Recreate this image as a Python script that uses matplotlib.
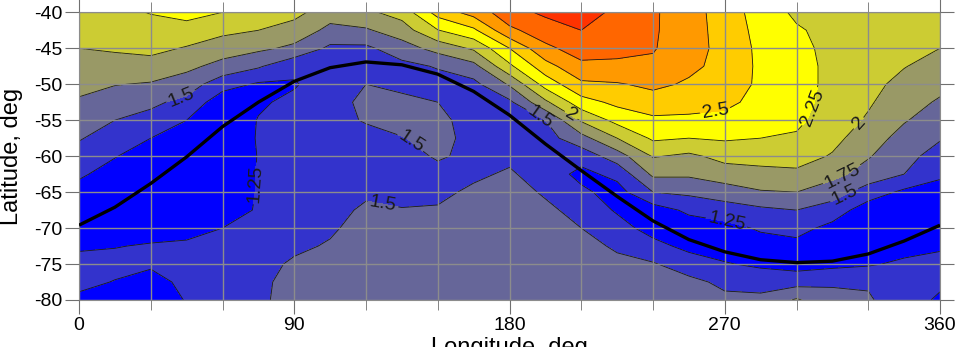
import numpy as np
import matplotlib.pyplot as plt
from matplotlib.ticker import MultipleLocator

plt.rcParams['font.family'] = ['Liberation Sans', 'DejaVu Sans']
plt.rcParams['axes.unicode_minus'] = False

# grid nodes
lon_nodes = np.arange(0, 361, 15)
lat_nodes = np.arange(-40, -80.1, -2.5)

# ratio values, one list per longitude (0..345 step 15), from -40 down to -80
ratio_by_lon = [
    [2.15, 2.08, 2.00, 1.91, 1.82, 1.72, 1.62, 1.52, 1.40, 1.28, 1.18, 1.12, 1.14, 1.22, 1.32, 1.31, 1.20],
    [2.20, 2.11, 2.03, 1.90, 1.76, 1.63, 1.50, 1.38, 1.26, 1.17, 1.10, 1.07, 1.10, 1.24, 1.32, 1.24, 1.10],
    [2.26, 2.17, 2.07, 1.90, 1.73, 1.55, 1.42, 1.25, 1.15, 1.08, 1.05, 1.08, 1.15, 1.27, 1.29, 1.15, 1.05],
    [2.33, 2.16, 1.98, 1.81, 1.63, 1.43, 1.25, 1.15, 1.08, 1.03, 1.02, 1.06, 1.15, 1.30, 1.35, 1.32, 1.27],
    [2.25, 2.06, 1.87, 1.67, 1.35, 1.10, 1.08, 1.05, 1.03, 1.03, 1.05, 1.10, 1.25, 1.33, 1.38, 1.40, 1.40],
    [2.15, 2.00, 1.80, 1.53, 1.22, 1.22, 1.26, 1.27, 1.26, 1.27, 1.27, 1.28, 1.32, 1.37, 1.43, 1.46, 1.47],
    [2.08, 1.89, 1.70, 1.31, 1.23, 1.30, 1.33, 1.34, 1.34, 1.33, 1.33, 1.35, 1.40, 1.46, 1.53, 1.56, 1.56],
    [1.85, 1.69, 1.45, 1.38, 1.37, 1.40, 1.42, 1.41, 1.38, 1.37, 1.38, 1.42, 1.47, 1.52, 1.57, 1.60, 1.60],
    [1.95, 1.72, 1.45, 1.40, 1.50, 1.56, 1.52, 1.42, 1.38, 1.40, 1.46, 1.54, 1.58, 1.60, 1.62, 1.63, 1.63],
    [2.10, 1.88, 1.64, 1.43, 1.45, 1.55, 1.58, 1.49, 1.40, 1.40, 1.44, 1.51, 1.56, 1.60, 1.62, 1.63, 1.63],
    [2.60, 2.24, 1.84, 1.52, 1.40, 1.50, 1.57, 1.57, 1.53, 1.42, 1.45, 1.52, 1.57, 1.60, 1.62, 1.63, 1.63],
    [2.85, 2.45, 2.04, 1.67, 1.43, 1.38, 1.39, 1.43, 1.44, 1.46, 1.54, 1.60, 1.62, 1.63, 1.64, 1.64, 1.64],
    [3.15, 2.95, 2.50, 2.20, 1.78, 1.45, 1.35, 1.37, 1.45, 1.53, 1.60, 1.63, 1.64, 1.65, 1.65, 1.65, 1.65],
    [3.30, 3.12, 2.95, 2.65, 2.35, 1.95, 1.50, 1.40, 1.36, 1.39, 1.47, 1.55, 1.60, 1.63, 1.65, 1.65, 1.65],
    [3.45, 3.25, 3.10, 2.95, 2.70, 2.40, 2.03, 1.66, 1.35, 1.18, 1.30, 1.42, 1.50, 1.57, 1.62, 1.64, 1.65],
    [3.15, 3.12, 3.07, 2.95, 2.73, 2.56, 2.33, 2.00, 1.63, 1.32, 1.15, 1.22, 1.35, 1.47, 1.55, 1.58, 1.60],
    [3.03, 3.03, 3.02, 2.95, 2.80, 2.65, 2.45, 2.29, 2.02, 1.80, 1.50, 1.13, 1.15, 1.33, 1.52, 1.55, 1.55],
    [2.87, 2.86, 2.84, 2.80, 2.72, 2.60, 2.45, 2.25, 1.95, 1.79, 1.55, 1.30, 1.12, 1.18, 1.38, 1.56, 1.58],
    [2.62, 2.65, 2.68, 2.68, 2.65, 2.56, 2.43, 2.28, 2.08, 1.88, 1.63, 1.38, 1.17, 1.12, 1.27, 1.45, 1.55],
    [2.40, 2.42, 2.44, 2.45, 2.45, 2.42, 2.35, 2.25, 2.10, 1.92, 1.73, 1.45, 1.28, 1.15, 1.20, 1.42, 1.55],
    [2.20, 2.28, 2.32, 2.34, 2.34, 2.33, 2.30, 2.22, 2.10, 1.95, 1.75, 1.50, 1.33, 1.18, 1.15, 1.40, 1.78],
    [2.15, 2.17, 2.18, 2.19, 2.19, 2.17, 2.13, 2.07, 1.98, 1.82, 1.62, 1.38, 1.18, 1.10, 1.18, 1.47, 1.57],
    [2.12, 2.12, 2.12, 2.10, 2.07, 2.03, 1.97, 1.87, 1.77, 1.65, 1.38, 1.12, 1.06, 1.08, 1.22, 1.48, 1.52],
    [2.15, 2.12, 2.08, 2.01, 1.93, 1.85, 1.77, 1.66, 1.58, 1.50, 1.20, 1.10, 1.08, 1.15, 1.30, 1.45, 1.40],
]

# track of the thick black curve
curve_lon = [0, 15, 30, 45, 60, 75, 90, 105, 120, 135, 150, 165, 180,
             195, 210, 225, 240, 255, 270, 285, 300, 315, 330, 345, 360]
curve_lat = [-69.6, -67.1, -63.8, -60.1, -55.9, -52.5, -49.6, -47.7, -46.9, -47.3, -48.6, -51.0, -54.3,
             -58.3, -62.0, -65.6, -69.0, -71.6, -73.3, -74.4, -74.8, -74.6, -73.6, -71.8, -69.6]

line_levels = [1.25, 1.5, 1.75, 2.0, 2.25, 2.5, 2.75, 3.0, 3.25]
fill_levels = [0.0] + line_levels + [4.0]
fill_colors = ['#0000ff', '#3333cc', '#666699', '#999966', '#cccc33',
               '#ffff00', '#ffcc00', '#ff9900', '#ff6600', '#ff3300']

# where the contour values are written
label_spots = {
    1.25: [(74.8, -63.8), (271, -68.8)],
    1.5: [(42.2, -51.2), (137.6, -58.5), (127, -66.8), (192, -55.0), (321, -66.1)],
    1.75: [(319.5, -63.0)],
    2.0: [(206.5, -53.9), (327, -55.7)],
    2.25: [(306.5, -53.2)],
    2.5: [(266, -53.6)],
}

Z = np.array(ratio_by_lon).T
Z = np.hstack([Z, Z[:, :1]])

fig = plt.figure(figsize=(9.61, 3.47), dpi=100)
ax = fig.add_axes([79 / 961, 47 / 347, 861 / 961, 287.7 / 347])

ax.contourf(lon_nodes, lat_nodes, Z, levels=fill_levels, colors=fill_colors)
for lev in line_levels:
    cs = ax.contour(lon_nodes, lat_nodes, Z, levels=[lev], colors='#1a1a1a', linewidths=0.6)
    if lev in label_spots:
        cs.clabel(manual=label_spots[lev], fmt='%g', fontsize=14, inline=True, inline_spacing=2)

ax.plot(curve_lon, curve_lat, color='black', lw=2.4, zorder=4, solid_capstyle='butt')

ax.set_xlim(0, 360)
ax.set_ylim(-80, -40)
ax.xaxis.set_major_locator(MultipleLocator(90))
ax.xaxis.set_minor_locator(MultipleLocator(30))
ax.yaxis.set_major_locator(MultipleLocator(5))
ax.tick_params(which='both', direction='out', top=True, right=True,
               labeltop=False, labelright=False, color='#707070', labelsize=14, pad=2)
ax.tick_params(which='major', length=10)
ax.tick_params(which='minor', length=7)

ax.set_axisbelow(False)
ax.grid(True, axis='x', which='both', color='#8c8c8c', lw=1)
ax.grid(True, axis='y', which='major', color='#8c8c8c', lw=1)
for sp in ax.spines.values():
    sp.set_color('#8c8c8c')

ax.set_ylabel('Latitude, deg', fontsize=17)
ax.yaxis.set_label_coords(-0.065, 0.5)
ax.set_xlabel('Longitude, deg', fontsize=17)
ax.xaxis.set_label_coords(0.5, -0.128)

fig.savefig('out.png', dpi=100)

----------------

## WHAT YOU SHOULD DO
Copy exactly the lines running from the beginning of the listing through the line that has "lat_nodes = np.arange(-40, -80.1, -2.5)". Drop the pictures.

## SOLUTION TO THIS EXERCISE
Recreate this image as a Python script that uses matplotlib.
import numpy as np
import matplotlib.pyplot as plt
from matplotlib.ticker import MultipleLocator

plt.rcParams['font.family'] = ['Liberation Sans', 'DejaVu Sans']
plt.rcParams['axes.unicode_minus'] = False

# grid nodes
lon_nodes = np.arange(0, 361, 15)
lat_nodes = np.arange(-40, -80.1, -2.5)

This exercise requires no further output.